私の思い入れ深い、ある京都芸大ピアノ科の受験生

今から40年前、私の顧客のR.Tさんは中学生のときから私が調律を担当していたのですが、京都芸大
ピアノ科を目指し、当時、関西音楽会の大御所的存在だったK.Yさんに師事したました。

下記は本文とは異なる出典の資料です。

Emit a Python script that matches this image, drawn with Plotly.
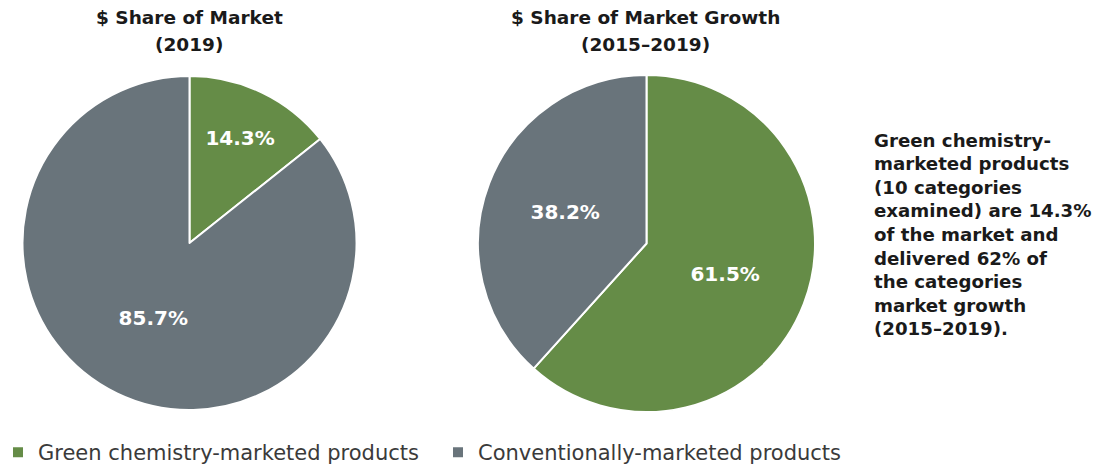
import plotly.graph_objects as go

labels = ["Green chemistry-marketed products", "Conventionally-marketed products"]
share_2019 = [14.3, 85.7]
share_growth = [61.5, 38.2]
colors = ["#658c47", "#69747b"]

titles = [["$ Share of Market", "(2019)"], ["$ Share of Market Growth", "(2015–2019)"]]
note_lines = [
    "Green chemistry-", "marketed products", "(10 categories", "examined) are 14.3%",
    "of the market and", "delivered 62% of", "the categories", "market growth", "(2015–2019).",
]

# page body has an 8px margin, so the figure is laid out in page pixels minus 8
W, H = 1095, 460
OFF = 8
font = "DejaVu Sans"


def px(x):
    return (x - OFF) / W


def py(y):
    return 1 - (y - OFF) / H


fig = go.Figure()

pies = [
    (share_2019, [22, 357], [76, 410], True),
    (share_growth, [478, 815], [75, 412], False),
]
for vals, xs, ys, leg in pies:
    fig.add_trace(
        go.Pie(
            labels=labels,
            values=vals,
            sort=False,
            direction="clockwise",
            rotation=0,
            marker=dict(colors=colors, line=dict(color="white", width=2)),
            text=[f"{v:.1f}%" for v in vals],
            textinfo="text",
            textposition="inside",
            insidetextorientation="horizontal",
            insidetextfont=dict(color="white", size=20, family=font, weight="bold"),
            domain=dict(x=[px(xs[0]), px(xs[1])], y=[py(ys[1]), py(ys[0])]),
            showlegend=leg,
            hoverinfo="label+percent",
        )
    )

for lines, cx in zip(titles, [189, 645]):
    for line, cy in zip(lines, [18, 45]):
        fig.add_annotation(
            x=px(cx), y=py(cy), xref="paper", yref="paper",
            text=f"<b>{line}</b>", showarrow=False, xanchor="center", yanchor="middle",
            font=dict(size=18.5, family=font, color="#1a1a1a"),
        )

for i, line in enumerate(note_lines):
    fig.add_annotation(
        x=px(872), y=py(140 + i * 23.6), xref="paper", yref="paper",
        text=f"<b>{line}</b>", showarrow=False, xanchor="left", yanchor="middle",
        font=dict(size=18.2, family=font, color="#1a1a1a"),
    )

fig.update_layout(
    width=W, height=H,
    margin=dict(l=0, r=0, t=0, b=0, autoexpand=False),
    paper_bgcolor="white",
    plot_bgcolor="white",
    legend=dict(
        orientation="h", x=0, y=-5 / H, xanchor="left", yanchor="bottom",
        font=dict(size=21, family=font, color="#3a3a3a"),
        itemwidth=30, traceorder="normal", indentation=-10,
        entrywidth=405, entrywidthmode="pixels",
    ),
)

fig.write_html("out.html")
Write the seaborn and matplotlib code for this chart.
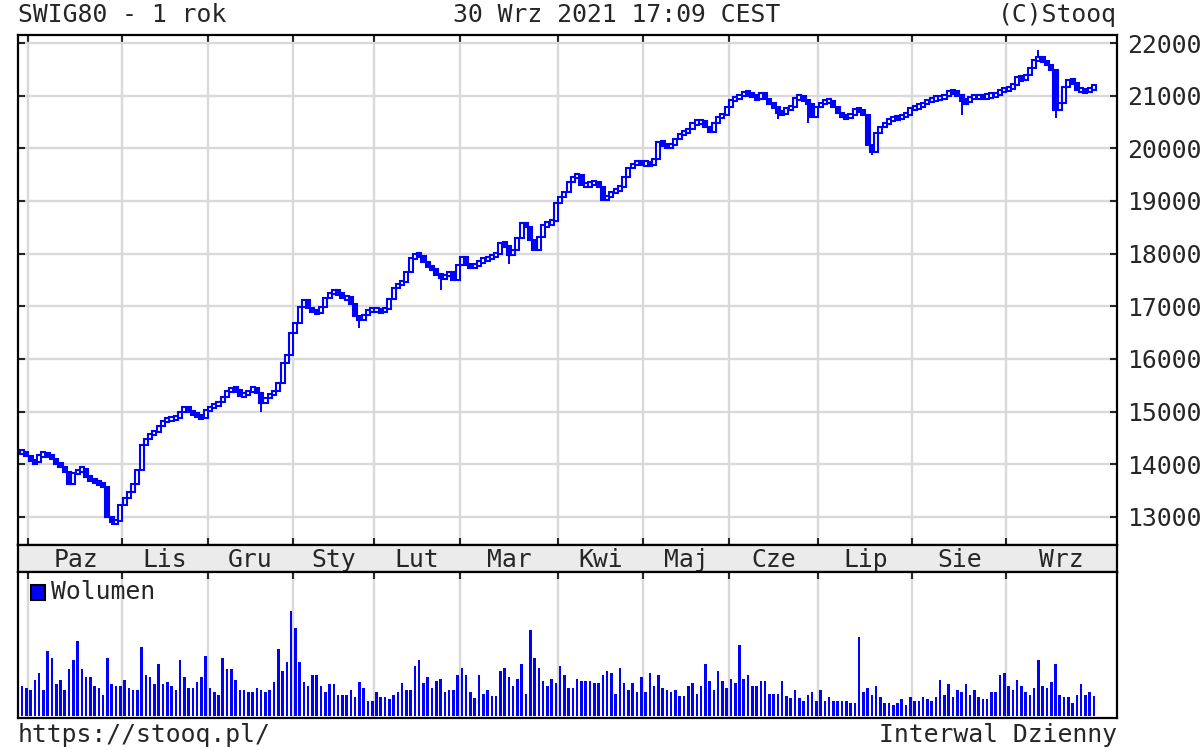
import numpy as np
import pandas as pd
import seaborn as sns
import matplotlib.pyplot as plt
from matplotlib.patches import Rectangle

# SWIG80, notowania dzienne 30.09.2020 - 30.09.2021 (kursy zamkniecia)
closes = [
    # paz (z 30 wrz)
    14230, 14150, 14060, 14040, 14180, 14190, 14170, 14100, 14010, 13950, 13850, 13620,
    13840, 13880, 13920, 13760, 13700, 13660, 13640, 13560, 13000, 12900, 12920,
    # lis
    13230, 13360, 13480, 13620, 13890, 14370, 14480, 14570, 14620, 14720, 14830, 14850,
    14880, 14880, 14990, 15090, 15000, 14950, 14920, 14880,
    # gru
    15030, 15080, 15120, 15185, 15280, 15390, 15430, 15410, 15300, 15320, 15400, 15440,
    15355, 15170, 15260, 15320, 15400, 15550, 15925, 16075,
    # sty
    16495, 16685, 16990, 17120, 16970, 16890, 16880, 16990, 17150, 17260, 17275, 17250,
    17160, 17170, 17050, 16820, 16740, 16835, 16930,
    # lut
    16930, 16930, 16900, 16950, 17140, 17350, 17420, 17460, 17650, 17920, 17975, 17960,
    17850, 17750, 17700, 17600, 17540, 17570, 17650, 17500,
    # mar
    17785, 17940, 17785, 17740, 17790, 17840, 17900, 17910, 17960, 17990, 18200, 18150,
    17975, 18070, 18300, 18580, 18500, 18260, 18070, 18320, 18545, 18560, 18620,
    # kwi
    18960, 19080, 19170, 19360, 19455, 19495, 19305, 19310, 19320, 19360, 19265, 19020,
    19080, 19170, 19210, 19265, 19455, 19630, 19685, 19745,
    # maj
    19700, 19720, 19685, 19800, 20120, 20065, 20010, 20065, 20180, 20270, 20300, 20360,
    20480, 20500, 20510, 20400, 20310, 20480, 20600, 20640,
    # cze
    20785, 20920, 20960, 21000, 21070, 21015, 21000, 20930, 21050, 20940, 20840, 20790,
    20670, 20660, 20760, 20785, 20955, 20975, 20920, 20840, 20600,
    # lip
    20785, 20860, 20900, 20900, 20785, 20670, 20600, 20590, 20640, 20740, 20730, 20640,
    20060, 19930, 20300, 20400, 20480, 20540, 20580, 20560, 20635, 20640,
    # sie
    20765, 20780, 20810, 20850, 20900, 20940, 20955, 20960, 20990, 21080, 21070, 21010,
    20900, 20880, 20970, 20975, 20980, 20975, 20990, 21015, 21020, 21110,
    # wrz
    21110, 21145, 21200, 21355, 21300, 21395, 21525, 21680, 21715, 21660, 21590, 21490,
    20730, 20860, 21165, 21300, 21240, 21110, 21110, 21080, 21145, 21165,
]

# wolumen (jednostki umowne, skala jak na wykresie)
volumes = [
    30, 28, 26, 36, 43, 26, 65, 58, 32, 36, 26, 47, 56, 75, 47, 39, 39, 30, 28, 21,
    58, 32, 30, 30, 36, 28, 26, 26, 69, 41, 39, 32, 52, 32, 34, 30, 26, 56, 39, 28,
    28, 34, 39, 60, 28, 24, 21, 58, 47, 47, 36, 26, 26, 24, 24, 28, 26, 24, 26, 34,
    67, 45, 54, 105, 88, 54, 34, 30, 41, 41, 30, 24, 32, 32, 21, 21, 21, 26, 19, 34,
    28, 15, 15, 24, 19, 19, 17, 21,
    24, 33, 26, 26, 50, 56, 33, 39, 28, 35, 37, 24, 26, 26, 41, 48, 41, 24, 18, 41,
    22, 26, 20, 20, 45, 48, 39, 30, 37, 52, 22, 86, 58, 48, 35, 30, 37, 33, 50, 41,
    28, 28, 37, 35, 35, 35, 33, 33, 41, 45, 43, 22, 48, 33, 26, 33, 24, 39, 24, 43,
    30, 41, 28, 26, 24, 26, 20, 20, 30, 33, 22, 30, 52, 35, 26, 45, 35, 28, 37, 33,
    71, 37, 41, 30, 30, 35, 35, 22, 22, 22, 35, 20, 18, 26, 18,
    15, 21, 24, 15, 26, 15, 19, 15, 15, 15, 15, 13, 13, 79, 24, 28, 21, 30, 19, 13,
    13, 11, 13, 17, 11, 19, 15, 15, 19, 17, 15, 19, 36, 21, 32, 19, 26, 24, 32, 21,
    26, 19, 17, 17, 24, 24, 41, 43, 30, 26, 36, 30, 24, 21, 28, 56, 30, 28, 34, 52,
    21, 19, 19, 13, 21, 32, 21, 24, 20,
]

# dlugie cienie swiec (nr sesji -> wartosc)
low_wicks = {21: 12850, 56: 15000, 79: 16590, 98: 17310, 114: 17800,
             177: 20550, 184: 20480, 199: 19870, 220: 20640, 242: 20580}
high_wicks = {238: 21870}

holidays = ['2020-11-11', '2020-12-24', '2020-12-25', '2020-12-31', '2021-01-01',
            '2021-01-06', '2021-04-02', '2021-04-05', '2021-05-03', '2021-06-03']
month_labels = ['Paz', 'Lis', 'Gru', 'Sty', 'Lut', 'Mar', 'Kwi', 'Maj', 'Cze', 'Lip', 'Sie', 'Wrz']
price_ticks = [13000, 14000, 15000, 16000, 17000, 18000, 19000, 20000, 21000, 22000]

dates = pd.bdate_range('2020-09-30', '2021-09-30')
dates = dates[~dates.isin(pd.to_datetime(holidays))]
assert len(dates) == len(closes) == len(volumes), (len(dates), len(closes), len(volumes))

df = pd.DataFrame({'date': dates, 'close': closes, 'volume': volumes})
df['day'] = np.arange(len(df))
df['open'] = df['close'].shift(1).fillna(df['close'])
df['high'] = df[['open', 'close']].max(axis=1)
df['low'] = df[['open', 'close']].min(axis=1)
for k, v in low_wicks.items():
    df.loc[k, 'low'] = v
for k, v in high_wicks.items():
    df.loc[k, 'high'] = v

# granice miesiecy
starts = df.groupby(df['date'].dt.to_period('M'))['day'].min().values[1:]
bounds = starts + 0.5
xmin, xmax = -0.95, 256.4
edges = list(bounds) + [xmax]
centers = [(edges[i] + edges[i + 1]) / 2 for i in range(len(bounds))]

sns.set_style('white')
plt.rcParams['font.family'] = ['DejaVu Sans Mono']
FS = 17.8
BLUE = '#0000ff'
GRID = '#d9d9d9'
MIN_BODY = 80  # zeby male swiece byly widoczne

fig = plt.figure(figsize=(12, 7.5), dpi=100)
L, W = 18 / 1200, 1099 / 1200
ax = fig.add_axes([L, 1 - 545 / 750, W, 510 / 750])
axm = fig.add_axes([L, 1 - 572 / 750, W, 27 / 750])
axv = fig.add_axes([L, 1 - 718 / 750, W, 146 / 750])

# swiece
up = df['close'] >= df['open']
ax.vlines(df['day'], df['low'], df['high'], color=BLUE, lw=1.4, zorder=2)
d = df[up]
h = np.maximum(d['close'] - d['open'], MIN_BODY)
ax.bar(d['day'], h, bottom=(d['open'] + d['close']) / 2 - h / 2, width=0.95,
       facecolor='white', edgecolor=BLUE, linewidth=1.5, zorder=3)
d = df[~up]
h = np.maximum(d['open'] - d['close'], MIN_BODY)
ax.bar(d['day'], h, bottom=(d['open'] + d['close']) / 2 - h / 2, width=0.95,
       facecolor=BLUE, edgecolor=BLUE, linewidth=1.5, zorder=4)

ax.set_xlim(xmin, xmax)
ax.set_ylim(12468, 22152)
ax.set_yticks(price_ticks)
ax.set_xticks(bounds)
ax.grid(True, color=GRID, lw=1.7, zorder=0)
ax.set_axisbelow(True)
ax.tick_params(direction='in', length=5, width=1.5, top=True, bottom=True, left=True,
               right=True, labelleft=False, labelright=True, labelbottom=False,
               labelsize=FS, pad=7)

# pasek z miesiacami
axm.set_facecolor('#ebebeb')
axm.set_xlim(xmin, xmax)
axm.set_ylim(0, 1)
axm.set_xticks([])
axm.set_yticks([])
for c, lab in zip(centers, month_labels):
    axm.text(c, 0.45, lab, ha='center', va='center', fontsize=FS)

# wolumen
sns.barplot(data=df, x='day', y='volume', native_scale=True, width=0.6, color=BLUE,
            saturation=1, errorbar=None, linewidth=0, ax=axv)
axv.set_xlim(xmin, xmax)
axv.set_ylim(-1.5, 144)
axv.set_xticks(bounds)
axv.set_yticks([])
axv.set_xlabel('')
axv.set_ylabel('')
axv.grid(True, axis='x', color=GRID, lw=1.7)
axv.set_axisbelow(True)
axv.tick_params(direction='in', length=5, width=1.5, top=True, bottom=False, labelbottom=False)

for a in (ax, axm, axv):
    for s in a.spines.values():
        s.set_visible(True)
        s.set_color('black')
        s.set_linewidth(1.6)

fig.add_artist(Rectangle((31 / 1200, 1 - 600 / 750), 14 / 1200, 15 / 750, facecolor=BLUE,
                         edgecolor='black', lw=1.5, transform=fig.transFigure))
fig.text(51 / 1200, 1 - 592 / 750, 'Wolumen', ha='left', va='center', fontsize=FS)

fig.text(18 / 1200, 1 - 15 / 750, 'SWIG80 - 1 rok', ha='left', va='center', fontsize=FS)
fig.text(617 / 1200, 1 - 15 / 750, '30 Wrz 2021 17:09 CEST', ha='center', va='center', fontsize=FS)
fig.text(1117 / 1200, 1 - 15 / 750, '(C)Stooq', ha='right', va='center', fontsize=FS)
fig.text(18 / 1200, 1 - 735 / 750, 'https://stooq.pl/', ha='left', va='center', fontsize=FS)
fig.text(1117 / 1200, 1 - 735 / 750, 'Interwal Dzienny', ha='right', va='center', fontsize=FS)

fig.savefig('out.png', dpi=100)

K.Yさんは幕末の傑物、K.Y小楠の曾孫だそうで、その鬼のように厳しいレッスンはつとに有名で、
私の別の顧客の父親は娘のレッスンについていってK.Yさんのあまりにも激しい折檻めいた指導に「娘
の人格が損なわれる」と言って通うのをやめさせたほどで、R.Tさんもレッスンのときに母親が近くまで
一緒に行き、離れたところで娘がK.Yさん宅を訪れるのを見守っていたら、R.Tさんは門の前まで行く
と立ちすくんだようにしばらく動かなかったそうです。
こんな厳しいレッスンを耐え抜いてきたR.Tさんともう一人京都芸大を受験をする弟子たちのためにK.Y
さんは当時梅田の駅前ビルの中にあったヤマハのショールームを借り切って模擬受験の演奏をさせたの
です。
最後のレッスンが終わったとき、K.YさんはR.Tさんに「これを付けて受験にいきなさい」と肘まで覆う革
製の手袋をプレゼントしたのです。
K.Yさんの思いもかけぬ温情にR.Tさんは親子で泣いたとのこと。

これまでの一部始終をお母様から聞いていた私の合格に対する思いは身内の受験のようなものがあっ
ただけに、第一次試験はパスしたのに第二次試験で残れなかったことを知ったとき、受けたショックは
40年経った今も覚えています。
R.Tさんは相愛大学のピアノ科に進み、卒業後は様々なコンサートに出演し、NHKFMでもその演奏が
流れるほど活躍し、そしてその娘さんはドイツに留学して今年、帰国したときの演奏会に私も聴きに行っ
たのですが、素晴らしい演奏を披露してくれたものでした。
K.Yさんは昨年101歳の長寿で亡くなられました。